Thanks to RockingFetal for suggesting our Baby Name of the Day.
Two powerful trends meet in the baby name Mae. It’s a vintage charmer. But it’s also a nature name. File it with Alice and Dorothy and other names from a century ago. Or put it alongside modern favorites like Willow and Sky.
The result is a name that feels both traditional and storied, but also bright and energetic.
THE MERRY MONTH
The month name comes from the Latin Majus, derived from the Roman earth goddess Maia. There’s also a minor figure from Greek myth, one of the Pleiades, who shares the name.
It became mai in French, and filtered into English as May – the fifth month of our calendar year.
And if you hear Mae, and find yourself whistling “Strolling Through the Park One Day,” well … the 1884 song is a long-standing classic.
MARY and MARGARET
As a given name, though, Mae owes less to the month, and more to classic girl names.
It’s easy to imagine Mabel shortening to Mae. And smooshes like Annamae appear sometimes.

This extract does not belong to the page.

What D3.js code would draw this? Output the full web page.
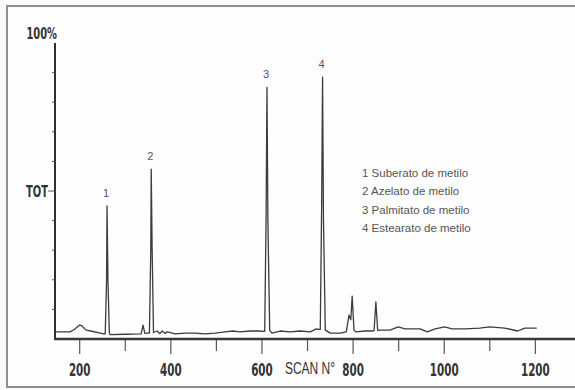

But mostly the baby name Mae comes from Mary and Margaret. The sound isn’t quite there, but the letters are.
1930s star Mae Clarke was born Violet Mary Klotz; Mary Jane West became an icon when she dropped her first name for this nickname.

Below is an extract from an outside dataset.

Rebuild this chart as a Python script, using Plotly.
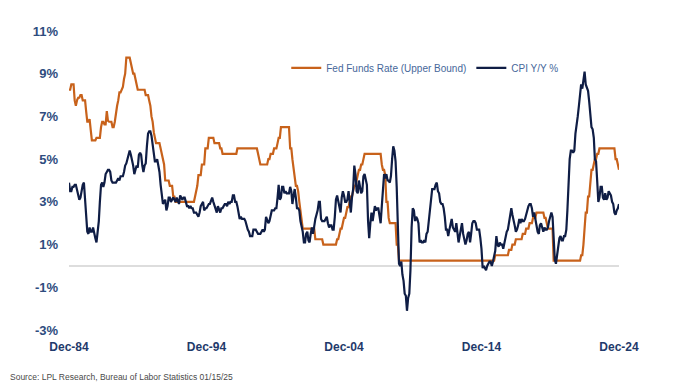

The month of May is dedicated to Mary in the Catholic Church, reinforcing the connection between the two.
TECK and WEST
Speaking of West, she’s forever remembered for her “come up and see me sometime” line. Uttered in the 1933 movie She Done Him Wrong, West starred opposite then-newcomer Cary Grant. The film earned an Oscar nomination for Best Picture. It also made a mint at the box office. Mae West became a mega-star.
But if Mae West counts as Hollywood royalty, the name has ties to a real queen, too. Princess Victoria Mary Augusta Louise Olga Pauline Claudine Agnes of Teck would marry the future King George V of England in 1893. Her granddaughter is Queen Elizabeth II. Victoria Mary was called May as a child, and the nickname stuck.
WELLAND and PARKER
Fictional bearers of the name abound.
Edith Wharton’s 1920 novel The Age of Innocence introduced the tortured Newland Archer and his sweet society bride, May Welland.
Madonna played tough-as-nails Mae Mordabito in 1992’s A League of Their Own. The sweet little girl in The Help is called Mae Mobley Leefolt.
There’s Peter Parker’s sweet Aunt May, who has gotten younger and cooler with Marisa Tomei in the role. With Spider-Man movies going strong, we’ll surely hear even more of the name.
It’s a common double name, too. Think of Rod Stewart’s “Maggie May” or Anjelica Huston’s character in Prizzi’s Honor, Maerose. (Huston won an Academy Award for Best Supporting Actress for the 1985 role.)
And, of course, it’s sometimes a surname. It could come from the same roots as above – Mary or Margaret, or the month itself. But it might also be derived from Matthias, or a handful of other names starting with the right letters. The most famous bearer of the name might be Louisa May Alcott. That middle comes from her mother, born Abby May. Louisa’s youngest sister was called May; she’s the basis for Little Women character Amy, an anagram of the family name.
BY THE NUMBERS
May names abound. Plus, Mary and Margaret have a long history of use. All told, it’s tough to tally up exactly how popular this name might really be.
The numbers tell us that both the baby name Mae and May have been popular over the years:
- Mae charted in the US Top 100 from 1880 right into 1920. It left the Top 1000 after 1969, only to return in 2010, and climb, slowly and steadily, in use. But it remains beyond the Top 500, currently at #548. Everyone knows the name, but relatively few parents are choosing it – at least not as a first.
- May was nearly as popular, remaining in the US Top 100 into 1901. It left the Top 1000 after 1962. And with just one appearance – in 1982 – the name has remained relatively obscure.
Both spellings have risen modestly in use in recent years, though the -e ending remains far more familiar.
OPTIMISTIC NATURE NAME
With a short, bright sound, the baby name Mae is both stylish and restrained.
But the associations with springtime lend it even more energy. There’s an optimism to the green and growing season.
If you like your names short, sweet, and spirited, this one might belong on your list.
What do you think of the baby name Mae?